A new laser cutting system, which uses a laser to induce controlled fracture and combines an image processing technique for crack detection and compensation of the laser path to control crack direction, is proposed in this study. The laser cutting is based on the controlled fracture technique, the laser beam strikes the surface of a thin brittle plate which results in a stable fracture. The cutting of the material results from crack propagation along the cutting path. Because the crack propagation at the crack tip is slower than the moving laser beam, the actual fracture trajectory will deviate from the desired trajectory, for example, when cutting a curve or a right angle, especially at high cutting speed. In order to eliminate the deviation, the actual position of the crack tip must be detected on-line and the path of the laser beam must be modified.
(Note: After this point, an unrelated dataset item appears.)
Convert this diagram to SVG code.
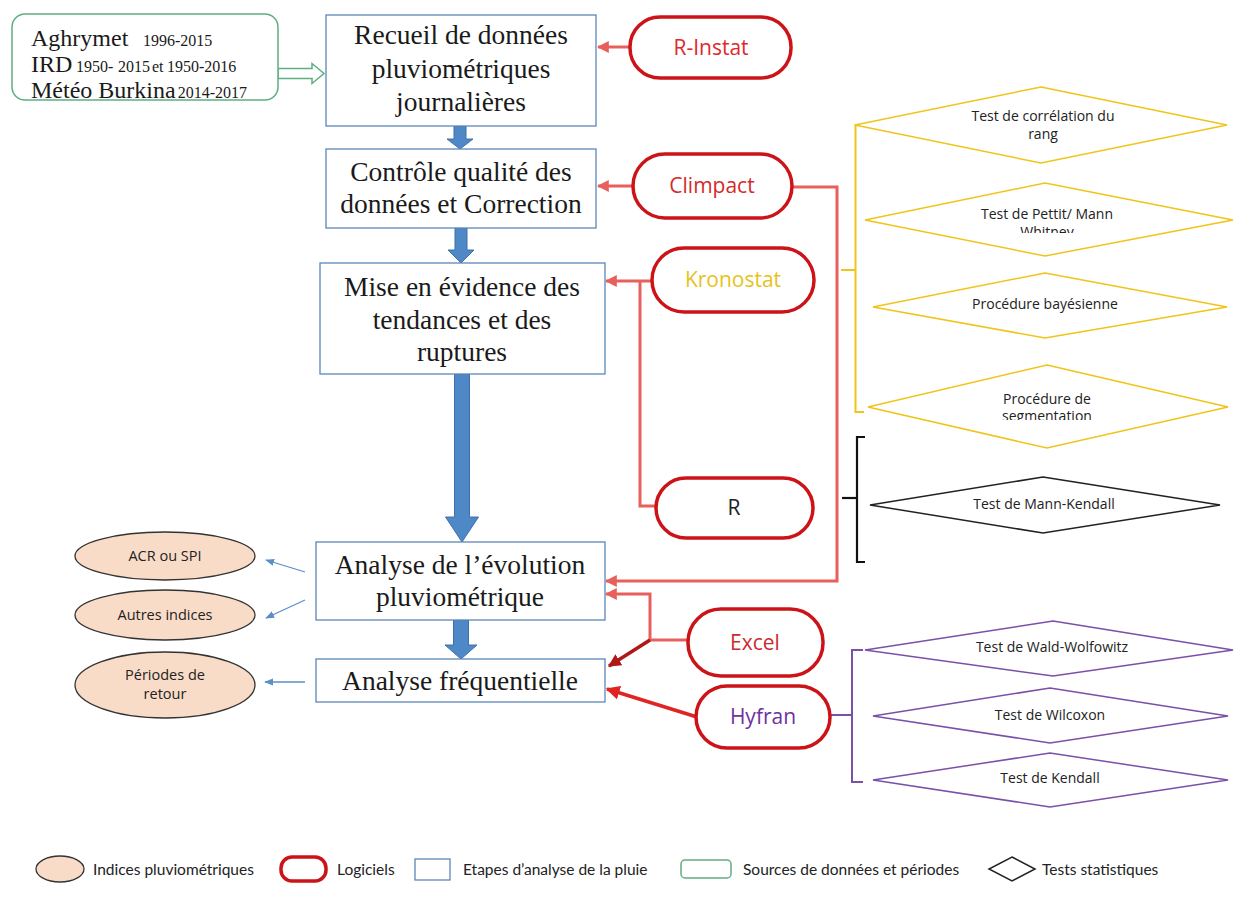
<svg xmlns="http://www.w3.org/2000/svg" width="1239" height="905" viewBox="0 0 1239 905">
<style>
.bg{fill:#ffffff}
.step{fill:#ffffff;stroke:#5b87b9;stroke-width:1.3}
.stept{font-family:"Liberation Serif",serif;font-size:27.5px;fill:#1a1a1a;text-anchor:middle}
.src{fill:#ffffff;stroke:#5fae80;stroke-width:1.5}
.srcb{font-family:"Liberation Serif",serif;font-size:24px;fill:#1a1a1a}
.srcs{font-family:"Liberation Serif",serif;font-size:16px;fill:#1a1a1a}
.pill{fill:#ffffff;stroke:#cc1418;stroke-width:3.5}
.pillt{font-family:"Open Sans",sans-serif;font-size:21px;text-anchor:middle}
.ell{fill:#f9dcc8;stroke:#333333;stroke-width:1.3}
.ellt{font-family:"Open Sans",sans-serif;font-size:14.5px;fill:#222;text-anchor:middle}
.dy{fill:#ffffff;stroke:#f0c419;stroke-width:1.5}
.dk{fill:#ffffff;stroke:#222222;stroke-width:1.5}
.dp{fill:#ffffff;stroke:#7a50a8;stroke-width:1.5}
.dt{font-family:"Open Sans",sans-serif;font-size:14px;fill:#222;text-anchor:middle}
.red{fill:none;stroke:#e8605c;stroke-width:3}
.blk{fill:#4f88c6;stroke:#3f70aa;stroke-width:1}
.thin{fill:none;stroke:#5b8fc7;stroke-width:1.3}
.lg{font-family:Lato,"Open Sans",sans-serif;font-size:15.5px;fill:#222}
</style>
<defs>
<marker id="ar" viewBox="0 0 10 10" refX="9" refY="5" markerWidth="12" markerHeight="12" markerUnits="userSpaceOnUse" orient="auto"><path d="M0,0 L10,5 L0,10 z" fill="#e8605c"/></marker>
<marker id="ard" viewBox="0 0 10 10" refX="9" refY="5" markerWidth="13" markerHeight="13" markerUnits="userSpaceOnUse" orient="auto"><path d="M0,0 L10,5 L0,10 z" fill="#b01818"/></marker>
<marker id="arr" viewBox="0 0 10 10" refX="9" refY="5" markerWidth="14" markerHeight="14" markerUnits="userSpaceOnUse" orient="auto"><path d="M0,0 L10,5 L0,10 z" fill="#e02424"/></marker>
<marker id="ab" viewBox="0 0 10 10" refX="9" refY="5" markerWidth="9" markerHeight="9" markerUnits="userSpaceOnUse" orient="auto"><path d="M0,1 L10,5 L0,9 z" fill="#5b8fc7"/></marker>
<clipPath id="cpw"><rect x="900" y="190" width="300" height="43"/></clipPath>
<clipPath id="cps"><rect x="900" y="380" width="300" height="40"/></clipPath>
</defs>
<rect class="bg" x="0" y="0" width="1239" height="905"/>

<g id="connectors">
  <polygon points="278,68.5 312,68.5 312,63.5 324,73.5 312,83.5 312,78.5 278,78.5" fill="#ffffff" stroke="#5fae80" stroke-width="1.5"/>
  <polygon class="blk" points="454,126 466,126 466,139 473,139 460,149 447,139 454,139"/>
  <polygon class="blk" points="455,228 467,228 467,250 474,250 461,263 448,250 455,250"/>
  <polygon class="blk" points="454.5,374 469.5,374 469.5,517 478.5,517 462,542 445.5,517 454.5,517"/>
  <polygon class="blk" points="453.5,620 468.5,620 468.5,645 477,645 461,659 445,645 453.5,645"/>
  <line class="red" x1="630" y1="47" x2="598" y2="47" marker-end="url(#ar)"/>
  <line class="red" x1="633" y1="186" x2="598" y2="186" marker-end="url(#ar)"/>
  <line class="red" x1="652" y1="281" x2="606" y2="281" marker-end="url(#ar)"/>
  <polyline class="red" points="656,506 640,506 640,281"/>
  <polyline class="red" points="792,187 837,187 837,581 606,581" marker-end="url(#ar)"/>
  <polyline class="red" points="688,640 650,640 650,594 606,594" marker-end="url(#ar)"/>
  <line x1="650" y1="640" x2="609" y2="666" stroke="#b01818" stroke-width="3.5" marker-end="url(#ard)"/>
  <line x1="697" y1="717" x2="607" y2="689" stroke="#e02424" stroke-width="3.5" marker-end="url(#arr)"/>
  <line class="thin" x1="305" y1="572" x2="266" y2="560" marker-end="url(#ab)"/>
  <line class="thin" x1="305" y1="600" x2="266" y2="618" marker-end="url(#ab)"/>
  <line class="thin" x1="305" y1="682" x2="265" y2="682" marker-end="url(#ab)"/>
  <polyline points="864,125 855.5,125 855.5,412 864,412" fill="none" stroke="#f0c419" stroke-width="2"/>
  <line x1="841" y1="270" x2="855.5" y2="270" stroke="#f0c419" stroke-width="2"/>
  <polyline points="865,437 857,437 857,562 865,562" fill="none" stroke="#111" stroke-width="2.2"/>
  <line x1="842" y1="498" x2="857" y2="498" stroke="#111" stroke-width="2.2"/>
  <polyline points="863,650 852,650 852,782 863,782" fill="none" stroke="#7a50a8" stroke-width="2"/>
  <line x1="830" y1="715" x2="852" y2="715" stroke="#7a50a8" stroke-width="2"/>
</g>

<g id="sources">
  <rect class="src" x="12" y="14" width="266" height="86" rx="13"/>
  <text x="31" y="46"><tspan class="srcb">Aghrymet</tspan><tspan class="srcs" x="143">1996-2015</tspan></text>
  <text x="31" y="72"><tspan class="srcb">IRD</tspan><tspan class="srcs" x="76">1950-</tspan><tspan class="srcs" x="118">2015</tspan><tspan class="srcs" x="152" font-size="14">et</tspan><tspan class="srcs" x="167">1950-2016</tspan></text>
  <text x="31" y="98"><tspan class="srcb">Météo Burkina</tspan><tspan class="srcs" dx="2">2014-2017</tspan></text>
</g>

<g id="step1">
  <rect class="step" x="326" y="15" width="270" height="111"/>
  <text class="stept" x="461" y="44">Recueil de données</text>
  <text class="stept" x="461" y="78">pluviométriques</text>
  <text class="stept" x="461" y="111">journalières</text>
</g>
<g id="step2">
  <rect class="step" x="326" y="149" width="270" height="79"/>
  <text class="stept" x="461" y="181">Contrôle qualité des</text>
  <text class="stept" x="461" y="213">données et Correction</text>
</g>
<g id="step3">
  <rect class="step" x="320" y="263" width="285" height="111"/>
  <text class="stept" x="462" y="296">Mise en évidence des</text>
  <text class="stept" x="462" y="329">tendances et des</text>
  <text class="stept" x="462" y="361">ruptures</text>
</g>
<g id="step4">
  <rect class="step" x="316" y="542" width="289" height="78"/>
  <text class="stept" x="460" y="574">Analyse de l’évolution</text>
  <text class="stept" x="460" y="606">pluviométrique</text>
</g>
<g id="step5">
  <rect class="step" x="316" y="659" width="289" height="43"/>
  <text class="stept" x="460" y="690">Analyse fréquentielle</text>
</g>

<g id="rinstat">
  <rect class="pill" x="630" y="17" width="161" height="61" rx="30"/>
  <text class="pillt" x="711" y="55" fill="#e0282e">R-Instat</text>
</g>
<g id="climpact">
  <rect class="pill" x="633" y="154" width="159" height="64" rx="32"/>
  <text class="pillt" x="712" y="193" fill="#d42a2a">Climpact</text>
</g>
<g id="kronostat">
  <rect class="pill" x="652" y="248" width="162" height="64" rx="32"/>
  <text class="pillt" x="733" y="287" fill="#e6c31a">Kronostat</text>
</g>
<g id="r">
  <rect class="pill" x="656" y="478" width="157" height="60" rx="30"/>
  <text class="pillt" x="734" y="515" fill="#222">R</text>
</g>
<g id="excel">
  <rect class="pill" x="688" y="609" width="135" height="67" rx="33"/>
  <text class="pillt" x="755" y="650" fill="#cc2a2e">Excel</text>
</g>
<g id="hyfran">
  <rect class="pill" x="696" y="686" width="134" height="62" rx="31"/>
  <text class="pillt" x="763" y="724" fill="#7030a0">Hyfran</text>
</g>

<g id="acr">
  <ellipse class="ell" cx="165" cy="556" rx="90" ry="24"/>
  <text class="ellt" x="165" y="561">ACR ou SPI</text>
</g>
<g id="autres">
  <ellipse class="ell" cx="165" cy="615" rx="90" ry="25"/>
  <text class="ellt" x="165" y="620">Autres indices</text>
</g>
<g id="periodes">
  <ellipse class="ell" cx="165" cy="685" rx="90" ry="33"/>
  <text class="ellt" x="165" y="680">Périodes de</text>
  <text class="ellt" x="165" y="699">retour</text>
</g>

<g id="t-correlation">
  <polygon class="dy" points="1041,87 1227,125 1041,163 855,125"/>
  <text class="dt" x="1043" y="121">Test de corrélation du</text>
  <text class="dt" x="1043" y="139">rang</text>
</g>
<g id="t-pettit">
  <polygon class="dy" points="1045,183 1233,220 1045,256 865,220"/>
  <text class="dt" x="1047" y="219">Test de Pettit/ Mann</text>
  <g clip-path="url(#cpw)"><text class="dt" x="1047" y="237">Whitney</text></g>
</g>
<g id="t-bayes">
  <polygon class="dy" points="1045,273 1227,307 1045,338 873,307"/>
  <text class="dt" x="1045" y="309">Procédure bayésienne</text>
</g>
<g id="t-segm">
  <polygon class="dy" points="1047,365 1228,407 1047,448 868,407"/>
  <text class="dt" x="1047" y="404">Procédure de</text>
  <g clip-path="url(#cps)"><text class="dt" x="1047" y="421">segmentation</text></g>
</g>
<g id="t-mk">
  <polygon class="dk" points="1043,477 1220,505 1043,533 870,505"/>
  <text class="dt" x="1044" y="509">Test de Mann-Kendall</text>
</g>
<g id="t-wald">
  <polygon class="dp" points="1053,621 1233,650 1053,676 865,650"/>
  <text class="dt" x="1052" y="652">Test de Wald-Wolfowitz</text>
</g>
<g id="t-wilcoxon">
  <polygon class="dp" points="1050,688 1228,716 1050,743 873,716"/>
  <text class="dt" x="1050" y="720">Test de Wilcoxon</text>
</g>
<g id="t-kendall">
  <polygon class="dp" points="1050,753 1228,780 1050,807 873,780"/>
  <text class="dt" x="1050" y="783">Test de Kendall</text>
</g>

<g id="legend">
  <ellipse class="ell" cx="60" cy="869" rx="24" ry="13"/>
  <text class="lg" x="93" y="875">Indices pluviométriques</text>
  <rect class="pill" x="281" y="857" width="45" height="24" rx="11"/>
  <text class="lg" x="337" y="875">Logiciels</text>
  <rect class="step" x="415" y="859" width="35" height="21"/>
  <text class="lg" x="463" y="875">Etapes d’analyse de la pluie</text>
  <rect class="src" x="681" y="860" width="50" height="18" rx="4"/>
  <text class="lg" x="743" y="875">Sources de données et périodes</text>
  <polygon points="1012,857 1035,869 1012,881 989,869" fill="#fff" stroke="#222" stroke-width="1.5"/>
  <text class="lg" x="1042" y="875">Tests statistiques</text>
</g>
</svg>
The compensation is based on the lagging distance between the crack tip and the laser spot. The laser cutting system comprises a CO 2 laser, a digital image-processing system, and an XYZ positioning table. The cutting of right angles for silicon wafers and the cutting of circular arcs for alumina ceramics are carried out to validate the system. The image processing speed of the crack detection system is 0.1 s S per detection, which is fast enough for continuous on-line crack detection, so that the method can be applied for any complicated curve cutting.